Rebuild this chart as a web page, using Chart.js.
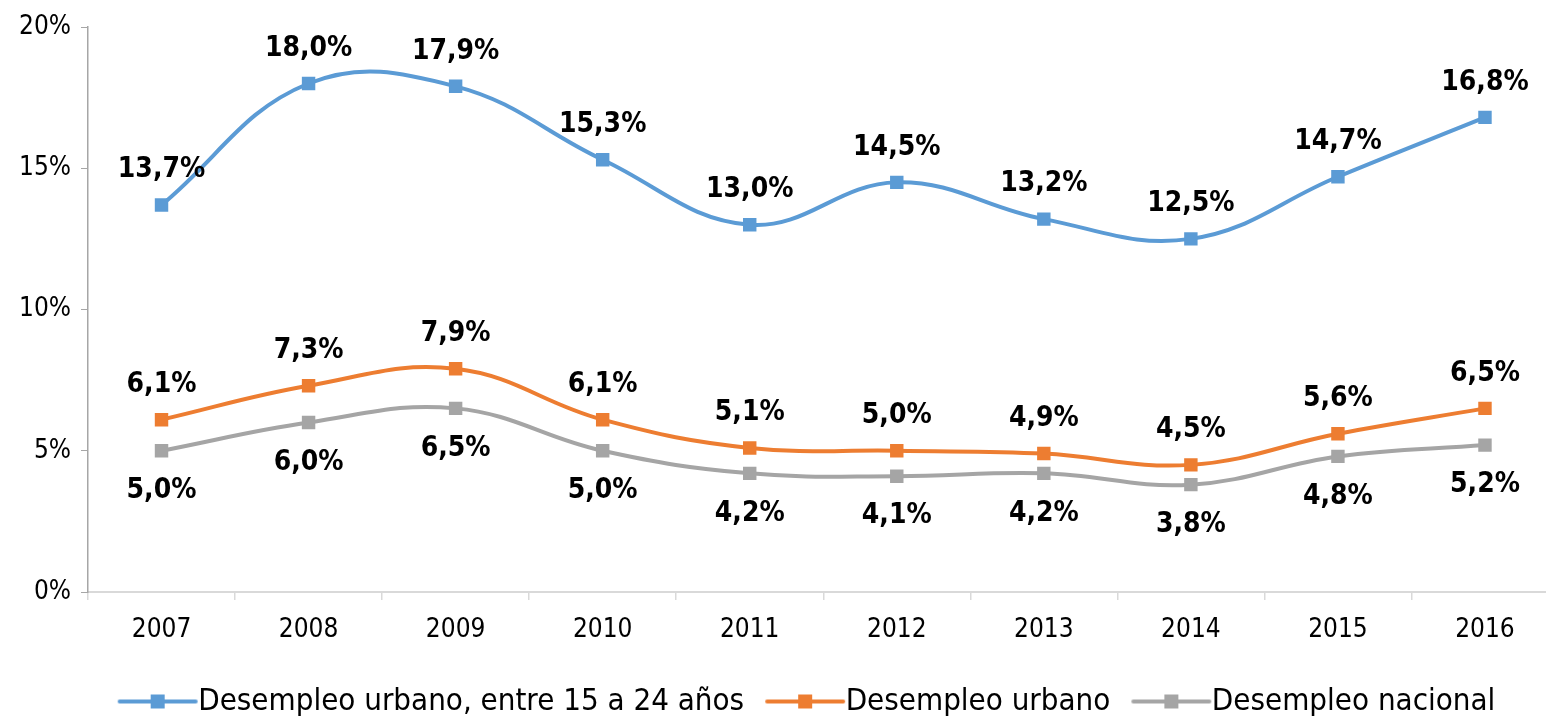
<!DOCTYPE html>
<html>
<head>
<meta charset="utf-8">
<script src="https://cdn.jsdelivr.net/npm/chart.js@4/dist/chart.umd.min.js"></script>
<style>
  html, body { margin: 0; padding: 0; background: #fff; overflow: hidden; }
  #wrap { width: 1568px; height: 717px; }
</style>
</head>
<body>
<div id="wrap"><canvas id="grafico" width="1568" height="717"></canvas></div>
<script>
// datos (porcentajes)
const anios = ["2007", "2008", "2009", "2010", "2011", "2012", "2013", "2014", "2015", "2016"];
const jovenes = [13.7, 18.0, 17.9, 15.3, 13.0, 14.5, 13.2, 12.5, 14.7, 16.8];
const urbano = [6.1, 7.3, 7.9, 6.1, 5.1, 5.0, 4.9, 4.5, 5.6, 6.5];
const nacional = [5.0, 6.0, 6.5, 5.0, 4.2, 4.1, 4.2, 3.8, 4.8, 5.2];
const ticksY = [0, 5, 10, 15, 20];

const FUENTE = "'DejaVu Sans Condensed', 'DejaVu Sans', sans-serif";

// simbolo de leyenda: linea con cuadrado al centro
function simbolo(color) {
  const c = document.createElement("canvas");
  c.width = 96; c.height = 16;
  const g = c.getContext("2d");
  g.strokeStyle = color;
  g.lineWidth = 4;
  g.lineCap = "round";
  g.beginPath();
  g.moveTo(12, 8); g.lineTo(88, 8);
  g.stroke();
  g.fillStyle = color;
  g.fillRect(43, 1, 14, 14);
  return c;
}

function serie(label, data, color, pos) {
  return {
    label, data,
    borderColor: color,
    backgroundColor: color,
    borderWidth: 4,
    tension: 0.4,
    pointStyle: "rect",
    pointRadius: 9.5,
    pointHoverRadius: 9.5,
    pointBorderWidth: 0,
    pointBackgroundColor: color,
    posEtiqueta: pos,
    simbolo: simbolo(color)
  };
}

// etiquetas de datos
const etiquetas = {
  id: "etiquetas",
  afterLayout(chart) {
    // la leyenda va centrada bajo la parte visible del grafico
    chart.legend.left += 56;
  },
  afterDatasetsDraw(chart) {
    const ctx = chart.ctx;
    ctx.save();
    ctx.font = "bold 28px " + FUENTE;
    ctx.fillStyle = "#000";
    ctx.textAlign = "center";
    ctx.textBaseline = "middle";
    chart.data.datasets.forEach((ds, i) => {
      chart.getDatasetMeta(i).data.forEach((p, j) => {
        const txt = ds.data[j].toFixed(1).replace(".", ",") + "%";
        const dy = ds.posEtiqueta === "abajo" ? 40 : -35;
        ctx.fillText(txt, p.x, p.y + dy);
      });
    });
    ctx.restore();
  }
};

new Chart(document.getElementById("grafico"), {
  type: "line",
  data: {
    labels: anios,
    datasets: [
      serie("Desempleo urbano, entre 15 a 24 años", jovenes, "#5B9BD5", "arriba"),
      serie("Desempleo urbano", urbano, "#ED7D31", "arriba"),
      serie("Desempleo nacional", nacional, "#A5A5A5", "abajo")
    ]
  },
  options: {
    responsive: false,
    animation: false,
    devicePixelRatio: 1,
    layout: { padding: { top: 27, left: 0, right: 0, bottom: -10 } },
    plugins: {
      tooltip: { enabled: false },
      legend: {
        position: "bottom",
        labels: {
          usePointStyle: true,
          pointStyleWidth: 54,
          padding: 32,
          color: "#000",
          font: { family: FUENTE, size: 31 },
          generateLabels(chart) {
            return chart.data.datasets.map((ds, i) => ({
              text: ds.label,
              pointStyle: ds.simbolo,
              fillStyle: ds.borderColor,
              strokeStyle: ds.borderColor,
              lineWidth: 0,
              datasetIndex: i,
              hidden: false
            }));
          }
        }
      }
    },
    scales: {
      x: {
        offset: true,
        afterFit(s) { s.height = 62; },
        grid: { offset: true, drawOnChartArea: false, drawTicks: true, tickLength: 8, color: "#D9D9D9", lineWidth: 1.5 },
        border: { color: "#D9D9D9", width: 2 },
        ticks: { color: "#000", padding: 15, font: { family: FUENTE, size: 26 } }
      },
      y: {
        min: 0,
        max: 20,
        afterFit(s) { s.width = 88; },
        afterBuildTicks(s) { s.ticks = ticksY.map(v => ({ value: v })); },
        grid: { drawOnChartArea: false, drawTicks: true, tickLength: 7, color: "#A6A6A6" },
        border: { color: "#A6A6A6", width: 1.5 },
        ticks: { color: "#000", padding: 10, font: { family: FUENTE, size: 26 }, callback: v => v + "%" }
      }
    }
  },
  plugins: [etiquetas]
});
</script>
</body>
</html>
++++++++++++++++++++
● **TASK INSTRUCTIONS**
Restate only the lines running from the start of the material above through the line containing "Sans Condensed', 'DejaVu", ends included. No pictures.

● **SOLUTION TO THE EXERCISE**
Rebuild this chart as a web page, using Chart.js.
<!DOCTYPE html>
<html>
<head>
<meta charset="utf-8">
<script src="https://cdn.jsdelivr.net/npm/chart.js@4/dist/chart.umd.min.js"></script>
<style>
  html, body { margin: 0; padding: 0; background: #fff; overflow: hidden; }
  #wrap { width: 1568px; height: 717px; }
</style>
</head>
<body>
<div id="wrap"><canvas id="grafico" width="1568" height="717"></canvas></div>
<script>
// datos (porcentajes)
const anios = ["2007", "2008", "2009", "2010", "2011", "2012", "2013", "2014", "2015", "2016"];
const jovenes = [13.7, 18.0, 17.9, 15.3, 13.0, 14.5, 13.2, 12.5, 14.7, 16.8];
const urbano = [6.1, 7.3, 7.9, 6.1, 5.1, 5.0, 4.9, 4.5, 5.6, 6.5];
const nacional = [5.0, 6.0, 6.5, 5.0, 4.2, 4.1, 4.2, 3.8, 4.8, 5.2];
const ticksY = [0, 5, 10, 15, 20];

const FUENTE = "'DejaVu Sans Condensed', 'DejaVu Sans', sans-serif";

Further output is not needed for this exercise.